§ **Source data**:
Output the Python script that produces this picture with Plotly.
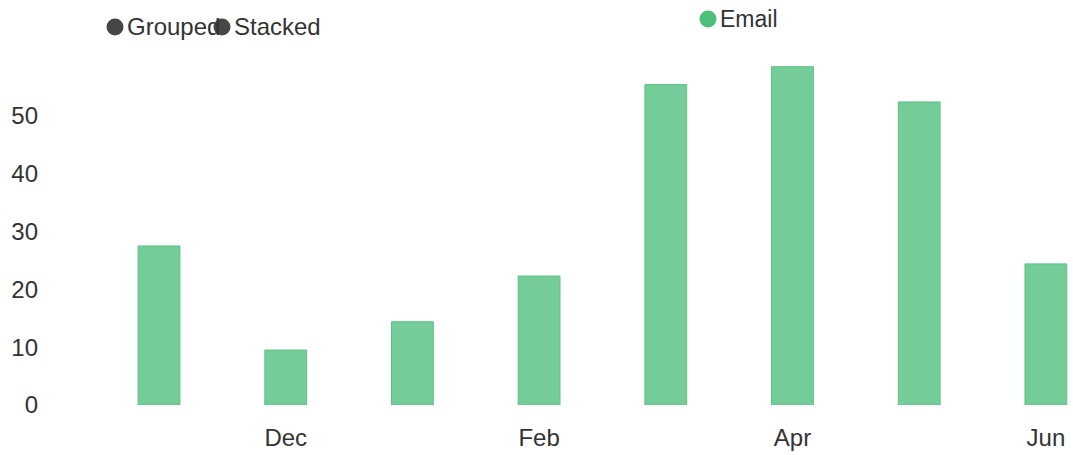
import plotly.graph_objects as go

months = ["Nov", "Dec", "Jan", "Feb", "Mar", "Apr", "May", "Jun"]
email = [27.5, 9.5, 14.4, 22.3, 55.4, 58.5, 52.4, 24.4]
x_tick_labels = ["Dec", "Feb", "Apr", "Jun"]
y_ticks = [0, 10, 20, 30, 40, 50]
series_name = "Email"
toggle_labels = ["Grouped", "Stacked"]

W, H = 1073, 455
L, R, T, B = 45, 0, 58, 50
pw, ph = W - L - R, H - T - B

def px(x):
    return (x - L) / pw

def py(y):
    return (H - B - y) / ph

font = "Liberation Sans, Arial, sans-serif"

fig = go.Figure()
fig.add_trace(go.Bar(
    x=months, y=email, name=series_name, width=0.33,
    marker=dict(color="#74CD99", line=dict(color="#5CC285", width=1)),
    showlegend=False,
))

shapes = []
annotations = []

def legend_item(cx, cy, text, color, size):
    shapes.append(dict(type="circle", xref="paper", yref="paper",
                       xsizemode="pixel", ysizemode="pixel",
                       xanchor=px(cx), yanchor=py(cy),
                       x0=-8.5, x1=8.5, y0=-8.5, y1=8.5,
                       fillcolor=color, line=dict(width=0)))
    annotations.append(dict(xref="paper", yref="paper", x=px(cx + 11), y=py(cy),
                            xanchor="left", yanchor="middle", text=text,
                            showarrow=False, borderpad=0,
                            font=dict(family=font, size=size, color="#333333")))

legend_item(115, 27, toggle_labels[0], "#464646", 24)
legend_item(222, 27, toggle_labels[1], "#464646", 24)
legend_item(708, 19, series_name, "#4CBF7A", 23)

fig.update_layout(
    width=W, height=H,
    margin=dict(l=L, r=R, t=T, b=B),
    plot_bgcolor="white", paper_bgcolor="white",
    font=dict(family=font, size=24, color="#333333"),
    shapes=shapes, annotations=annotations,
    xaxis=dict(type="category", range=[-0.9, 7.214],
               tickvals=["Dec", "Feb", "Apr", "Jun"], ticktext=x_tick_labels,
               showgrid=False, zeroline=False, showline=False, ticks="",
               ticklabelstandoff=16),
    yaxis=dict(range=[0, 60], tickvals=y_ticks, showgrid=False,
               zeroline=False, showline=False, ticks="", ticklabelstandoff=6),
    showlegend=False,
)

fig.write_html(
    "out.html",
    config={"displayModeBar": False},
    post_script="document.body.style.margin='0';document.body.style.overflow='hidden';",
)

§ **Directions for this task**: Without including any pictures, reproduce the listing exactly.

§ **Exercise solution**:
Output the Python script that produces this picture with Plotly.
import plotly.graph_objects as go

months = ["Nov", "Dec", "Jan", "Feb", "Mar", "Apr", "May", "Jun"]
email = [27.5, 9.5, 14.4, 22.3, 55.4, 58.5, 52.4, 24.4]
x_tick_labels = ["Dec", "Feb", "Apr", "Jun"]
y_ticks = [0, 10, 20, 30, 40, 50]
series_name = "Email"
toggle_labels = ["Grouped", "Stacked"]

W, H = 1073, 455
L, R, T, B = 45, 0, 58, 50
pw, ph = W - L - R, H - T - B

def px(x):
    return (x - L) / pw

def py(y):
    return (H - B - y) / ph

font = "Liberation Sans, Arial, sans-serif"

fig = go.Figure()
fig.add_trace(go.Bar(
    x=months, y=email, name=series_name, width=0.33,
    marker=dict(color="#74CD99", line=dict(color="#5CC285", width=1)),
    showlegend=False,
))

shapes = []
annotations = []

def legend_item(cx, cy, text, color, size):
    shapes.append(dict(type="circle", xref="paper", yref="paper",
                       xsizemode="pixel", ysizemode="pixel",
                       xanchor=px(cx), yanchor=py(cy),
                       x0=-8.5, x1=8.5, y0=-8.5, y1=8.5,
                       fillcolor=color, line=dict(width=0)))
    annotations.append(dict(xref="paper", yref="paper", x=px(cx + 11), y=py(cy),
                            xanchor="left", yanchor="middle", text=text,
                            showarrow=False, borderpad=0,
                            font=dict(family=font, size=size, color="#333333")))

legend_item(115, 27, toggle_labels[0], "#464646", 24)
legend_item(222, 27, toggle_labels[1], "#464646", 24)
legend_item(708, 19, series_name, "#4CBF7A", 23)

fig.update_layout(
    width=W, height=H,
    margin=dict(l=L, r=R, t=T, b=B),
    plot_bgcolor="white", paper_bgcolor="white",
    font=dict(family=font, size=24, color="#333333"),
    shapes=shapes, annotations=annotations,
    xaxis=dict(type="category", range=[-0.9, 7.214],
               tickvals=["Dec", "Feb", "Apr", "Jun"], ticktext=x_tick_labels,
               showgrid=False, zeroline=False, showline=False, ticks="",
               ticklabelstandoff=16),
    yaxis=dict(range=[0, 60], tickvals=y_ticks, showgrid=False,
               zeroline=False, showline=False, ticks="", ticklabelstandoff=6),
    showlegend=False,
)

fig.write_html(
    "out.html",
    config={"displayModeBar": False},
    post_script="document.body.style.margin='0';document.body.style.overflow='hidden';",
)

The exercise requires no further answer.